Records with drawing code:
┄┄┄┄┄┄
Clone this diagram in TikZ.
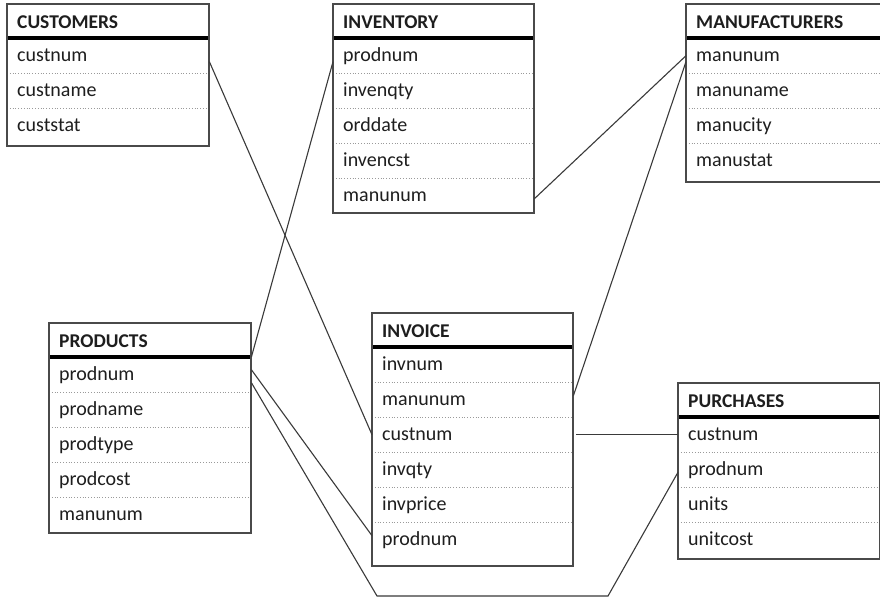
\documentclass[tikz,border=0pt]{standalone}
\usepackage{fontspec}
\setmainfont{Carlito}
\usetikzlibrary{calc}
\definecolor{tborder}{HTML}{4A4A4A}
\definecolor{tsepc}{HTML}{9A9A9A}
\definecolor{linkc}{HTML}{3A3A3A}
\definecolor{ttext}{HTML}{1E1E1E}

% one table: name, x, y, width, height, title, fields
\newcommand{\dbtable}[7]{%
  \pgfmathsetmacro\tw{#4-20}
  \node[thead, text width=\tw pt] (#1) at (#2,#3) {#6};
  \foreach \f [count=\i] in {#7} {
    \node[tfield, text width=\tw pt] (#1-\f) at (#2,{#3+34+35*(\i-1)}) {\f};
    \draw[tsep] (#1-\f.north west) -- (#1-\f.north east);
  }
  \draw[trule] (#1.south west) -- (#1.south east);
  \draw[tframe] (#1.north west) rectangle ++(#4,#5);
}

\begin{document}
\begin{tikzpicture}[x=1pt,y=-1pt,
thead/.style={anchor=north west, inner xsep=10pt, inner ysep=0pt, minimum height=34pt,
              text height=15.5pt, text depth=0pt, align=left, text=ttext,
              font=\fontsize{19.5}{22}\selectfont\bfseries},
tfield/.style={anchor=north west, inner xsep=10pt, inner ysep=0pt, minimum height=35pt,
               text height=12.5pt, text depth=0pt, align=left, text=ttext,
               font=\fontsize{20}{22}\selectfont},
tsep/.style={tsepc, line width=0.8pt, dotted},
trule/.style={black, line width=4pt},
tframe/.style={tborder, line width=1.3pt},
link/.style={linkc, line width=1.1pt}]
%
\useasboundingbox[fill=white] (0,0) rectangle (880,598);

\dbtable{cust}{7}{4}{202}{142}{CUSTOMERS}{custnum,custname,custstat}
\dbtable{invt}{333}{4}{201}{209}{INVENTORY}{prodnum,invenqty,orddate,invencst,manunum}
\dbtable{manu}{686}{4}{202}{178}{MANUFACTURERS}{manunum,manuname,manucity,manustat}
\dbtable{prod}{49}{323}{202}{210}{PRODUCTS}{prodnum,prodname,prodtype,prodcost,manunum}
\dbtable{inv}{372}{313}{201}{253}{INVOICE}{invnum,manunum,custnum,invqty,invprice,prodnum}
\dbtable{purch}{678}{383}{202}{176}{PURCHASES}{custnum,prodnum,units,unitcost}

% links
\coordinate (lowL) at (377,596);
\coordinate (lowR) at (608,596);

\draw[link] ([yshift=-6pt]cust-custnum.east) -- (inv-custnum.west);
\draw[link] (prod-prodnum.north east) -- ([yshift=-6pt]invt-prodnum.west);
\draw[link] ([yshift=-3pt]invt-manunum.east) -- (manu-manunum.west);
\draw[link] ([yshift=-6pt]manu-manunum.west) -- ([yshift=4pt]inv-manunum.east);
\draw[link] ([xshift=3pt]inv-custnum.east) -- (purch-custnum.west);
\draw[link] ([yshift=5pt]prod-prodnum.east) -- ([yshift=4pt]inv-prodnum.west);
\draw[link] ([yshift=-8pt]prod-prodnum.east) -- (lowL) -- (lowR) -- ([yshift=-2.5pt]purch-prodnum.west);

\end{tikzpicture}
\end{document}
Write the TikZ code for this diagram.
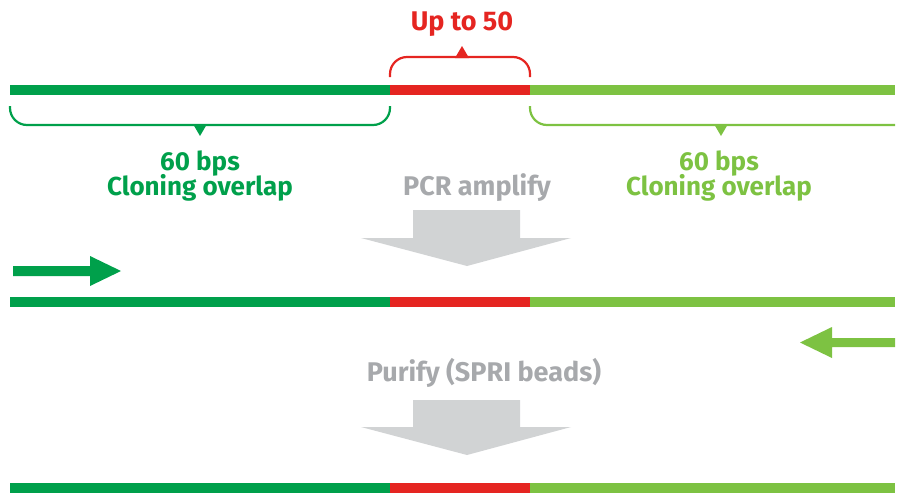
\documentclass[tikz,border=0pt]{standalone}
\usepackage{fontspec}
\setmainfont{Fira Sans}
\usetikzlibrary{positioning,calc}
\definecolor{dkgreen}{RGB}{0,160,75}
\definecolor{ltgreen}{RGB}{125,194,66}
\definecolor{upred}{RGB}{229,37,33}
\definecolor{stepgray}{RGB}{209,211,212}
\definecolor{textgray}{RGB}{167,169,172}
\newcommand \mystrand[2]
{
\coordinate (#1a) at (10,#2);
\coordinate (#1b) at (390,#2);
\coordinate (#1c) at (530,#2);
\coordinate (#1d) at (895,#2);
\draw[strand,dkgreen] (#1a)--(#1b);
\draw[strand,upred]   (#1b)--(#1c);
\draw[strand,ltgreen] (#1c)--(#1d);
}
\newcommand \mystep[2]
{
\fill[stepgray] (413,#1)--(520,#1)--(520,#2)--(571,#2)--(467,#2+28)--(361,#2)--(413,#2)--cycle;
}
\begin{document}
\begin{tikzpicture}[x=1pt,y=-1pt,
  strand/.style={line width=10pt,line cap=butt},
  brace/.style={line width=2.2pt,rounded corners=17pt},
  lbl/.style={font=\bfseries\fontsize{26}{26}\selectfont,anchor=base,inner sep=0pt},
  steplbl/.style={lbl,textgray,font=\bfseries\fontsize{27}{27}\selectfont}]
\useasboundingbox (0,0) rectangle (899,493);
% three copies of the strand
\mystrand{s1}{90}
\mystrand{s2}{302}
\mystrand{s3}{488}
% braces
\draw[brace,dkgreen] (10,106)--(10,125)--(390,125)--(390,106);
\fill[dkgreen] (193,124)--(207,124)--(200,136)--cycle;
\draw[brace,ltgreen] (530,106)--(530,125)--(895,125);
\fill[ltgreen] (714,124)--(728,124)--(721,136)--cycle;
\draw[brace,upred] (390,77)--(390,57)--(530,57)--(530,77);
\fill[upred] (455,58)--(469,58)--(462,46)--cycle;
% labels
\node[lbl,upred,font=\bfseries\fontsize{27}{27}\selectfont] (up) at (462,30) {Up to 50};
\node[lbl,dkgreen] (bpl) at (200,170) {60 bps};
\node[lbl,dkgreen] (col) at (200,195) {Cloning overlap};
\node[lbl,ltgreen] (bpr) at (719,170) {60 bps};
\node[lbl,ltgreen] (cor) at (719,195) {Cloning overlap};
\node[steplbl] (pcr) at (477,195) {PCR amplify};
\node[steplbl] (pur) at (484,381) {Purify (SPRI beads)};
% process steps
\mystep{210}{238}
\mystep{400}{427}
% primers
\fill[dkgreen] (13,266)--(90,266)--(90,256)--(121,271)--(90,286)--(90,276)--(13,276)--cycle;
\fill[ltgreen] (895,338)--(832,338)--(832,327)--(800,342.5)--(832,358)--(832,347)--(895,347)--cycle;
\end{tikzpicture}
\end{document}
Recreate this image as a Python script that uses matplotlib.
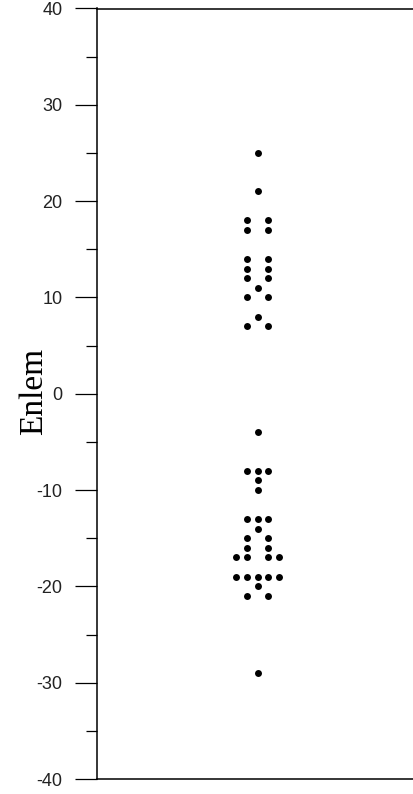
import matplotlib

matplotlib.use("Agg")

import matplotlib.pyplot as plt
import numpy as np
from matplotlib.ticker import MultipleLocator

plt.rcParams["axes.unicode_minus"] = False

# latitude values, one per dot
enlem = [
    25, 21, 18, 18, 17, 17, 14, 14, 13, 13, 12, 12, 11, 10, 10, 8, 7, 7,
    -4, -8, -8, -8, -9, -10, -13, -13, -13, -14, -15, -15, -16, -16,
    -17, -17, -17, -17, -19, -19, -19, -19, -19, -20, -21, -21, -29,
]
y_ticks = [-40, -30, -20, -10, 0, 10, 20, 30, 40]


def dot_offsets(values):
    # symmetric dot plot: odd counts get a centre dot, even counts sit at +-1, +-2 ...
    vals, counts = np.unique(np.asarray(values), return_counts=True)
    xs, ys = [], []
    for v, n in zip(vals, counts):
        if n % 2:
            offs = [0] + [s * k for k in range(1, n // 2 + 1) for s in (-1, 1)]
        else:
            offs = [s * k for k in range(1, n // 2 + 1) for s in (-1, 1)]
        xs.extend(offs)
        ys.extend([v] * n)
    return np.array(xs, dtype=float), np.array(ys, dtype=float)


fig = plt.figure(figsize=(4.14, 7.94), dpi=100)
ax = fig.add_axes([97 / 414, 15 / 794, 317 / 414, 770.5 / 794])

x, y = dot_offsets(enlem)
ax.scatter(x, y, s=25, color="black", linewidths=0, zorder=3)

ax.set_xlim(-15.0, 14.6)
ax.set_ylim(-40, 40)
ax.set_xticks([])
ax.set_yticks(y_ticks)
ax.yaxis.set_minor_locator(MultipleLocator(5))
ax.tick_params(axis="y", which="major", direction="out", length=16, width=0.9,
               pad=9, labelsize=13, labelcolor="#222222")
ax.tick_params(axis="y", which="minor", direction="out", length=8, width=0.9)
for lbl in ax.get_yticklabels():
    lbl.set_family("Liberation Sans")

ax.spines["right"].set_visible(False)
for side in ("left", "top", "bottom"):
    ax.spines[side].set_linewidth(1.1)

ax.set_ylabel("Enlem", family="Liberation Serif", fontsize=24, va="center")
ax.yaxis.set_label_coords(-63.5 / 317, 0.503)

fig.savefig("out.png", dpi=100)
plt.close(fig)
┄┄┄┄┄┄
Request: Copy word for word only the lines above from the one with "Recreate this image" through the one with "y_ticks = [-40, -30, -20, -10, 0, 10, 20, 30, 40]". Leave pictures out.

Result of this exercise:
Recreate this image as a Python script that uses matplotlib.
import matplotlib

matplotlib.use("Agg")

import matplotlib.pyplot as plt
import numpy as np
from matplotlib.ticker import MultipleLocator

plt.rcParams["axes.unicode_minus"] = False

# latitude values, one per dot
enlem = [
    25, 21, 18, 18, 17, 17, 14, 14, 13, 13, 12, 12, 11, 10, 10, 8, 7, 7,
    -4, -8, -8, -8, -9, -10, -13, -13, -13, -14, -15, -15, -16, -16,
    -17, -17, -17, -17, -19, -19, -19, -19, -19, -20, -21, -21, -29,
]
y_ticks = [-40, -30, -20, -10, 0, 10, 20, 30, 40]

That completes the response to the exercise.